Its length is significant not only in the period of time it takes me to read it. The length, and episodic form in which I assume the book was originally written, affords Dumas the luxury of going off on tangents at the slightest provocation. This leads to strange chapters for smoking marijuana in a cave, the life and love of a Roman bandit, ways to build resistances to poison, whose relevance to the main storyline range from minor to dubious to none. I have to say that I really like this as a change from my normal reading. Knowing that a book is a certain length gives the experience pretty reliable indications of how the story is progressing along the normal story arc, and that details that are included are likely to be relevant later on. The gun on the wall in the first act will be fired by the end of the third. This isn't true in a book as long as this. The gun on the wall might actually just be a gun on the wall, and there is something liberating as an experienced reader in not always having a clear idea of how things fit together, of just reading and discovering.

In terms of the language, everything is obviously contingent on the fact that I'm reading in French. I like to think I'm a fluent speaker of the language, but I would never claim to be a fluent reader, and the reading I've been doing has been accompanied by frequent consultation of a dictionary, and sometimes, in order to look up specific terminologies for 19th century French or Italian clothing, or nautical terminology, or consultation of Wikipedia for references to ancient Greeks and contemporary European authors, which might have been relevant to readers when Dumas wrote the book, but aren't to me. I probably check more than I should, on both counts - indeed, I still have raft of highlighted phrases where the dictionary proved insufficient, and which I will go back to at some point to work out what the phrases or references mean. The going is very slow, but I really enjoy learning new turns of phrase, or some obscure Greek reference about an obscure God or philosopher, or the leading authority on physiology from 19th century France.

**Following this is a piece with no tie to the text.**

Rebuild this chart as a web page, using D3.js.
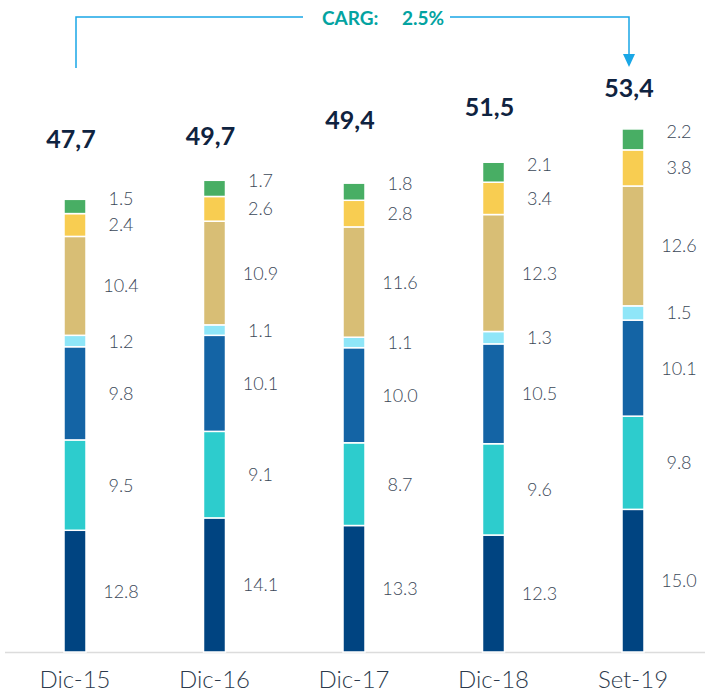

So I guess that's some of the observations that I've had about the story so far, more meta than most of my reading, and perhaps missing reflection on the characters or story, but that can perhaps wait until I finish the book some time later this year or, more likely, next year. For now, I will return to reading English-language books, beginning with Continental Drift by Russell Banks, an author I got into a decade ago and put aside for absolutely no good reason.